The value of the pound and the London stock market surged yesterday as investors bet that Britain would stay in the European Union.

But Professor John Curtice, whose exit poll was the only one to predict the Tories would win last year’s general election, said the outcome was too close to call. Research body NatCen, where Professor Curtice is a senior research fellow, will today publish a unique survey suggesting Remain has a narrow 53 to 47-point lead over Leave.

Professor Curtice, president of the British Polling Council, said the lead was ‘within the margin of error’, meaning a tied result, or even a Brexit vote, was still possible. ‘It is important to remember that the outcome looks so close that any lead should be treated with caution,’ he said.

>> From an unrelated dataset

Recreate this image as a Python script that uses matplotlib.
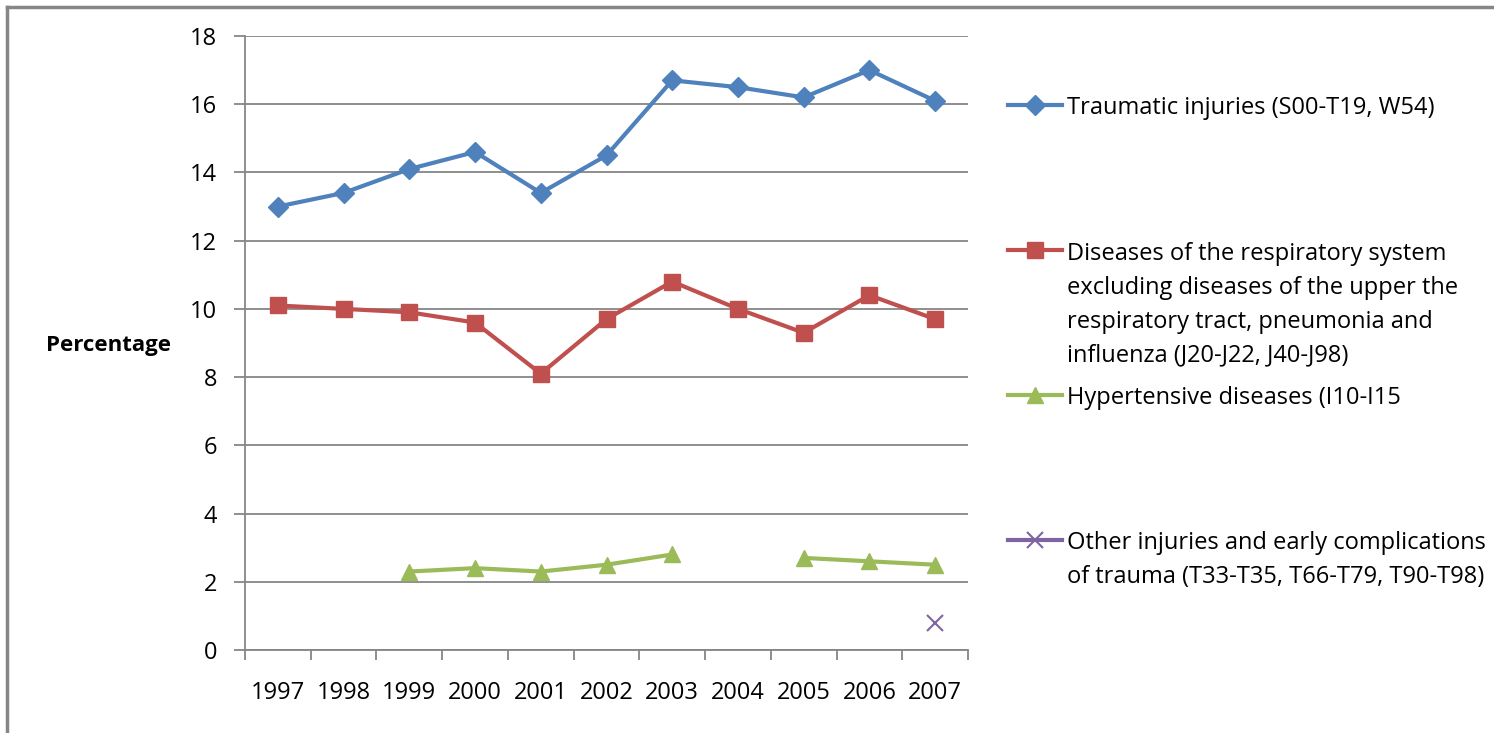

The survey was carried out in more detail than normal polls. It was conducted over a one-month period ending on 12 June, with two-thirds of the interviews conducted before the end of May, when support for Brexit began to grow. The value of the pound has fallen in recent weeks as polls showed mounting public support for leaving the EU. But with polls suggesting the Brexit surge has slowed, markets enjoyed a bumper day.

The FTSE 100 index jumped 3 per cent or 182.91 points to 6204 – adding £47.5billion to the value of the UK’s leading companies. Sterling also surged on its best day since October 2008. The pound was up 2.5 per cent against the dollar to $1.47, and 2 per cent against the euro to €1.30.

Analysts said the rally reflected mounting confidence that Britain will stay in the EU. Oliver Jones, of Capital Economics, said: ‘The Leave campaign’s earlier momentum appears to have stalled, improving sentiment in markets.’ And Matt Brief, of trading firm IG Group, said: ‘Traders are clearly expecting a swing to Remain.’

But City commentato­r David Buik warned against making hyperbolic anti-Brexit economic prediction­s, saying: ‘The Government have a duty of care to advise us as to volatility, but to virtually suggest Armageddon is just plain daft.’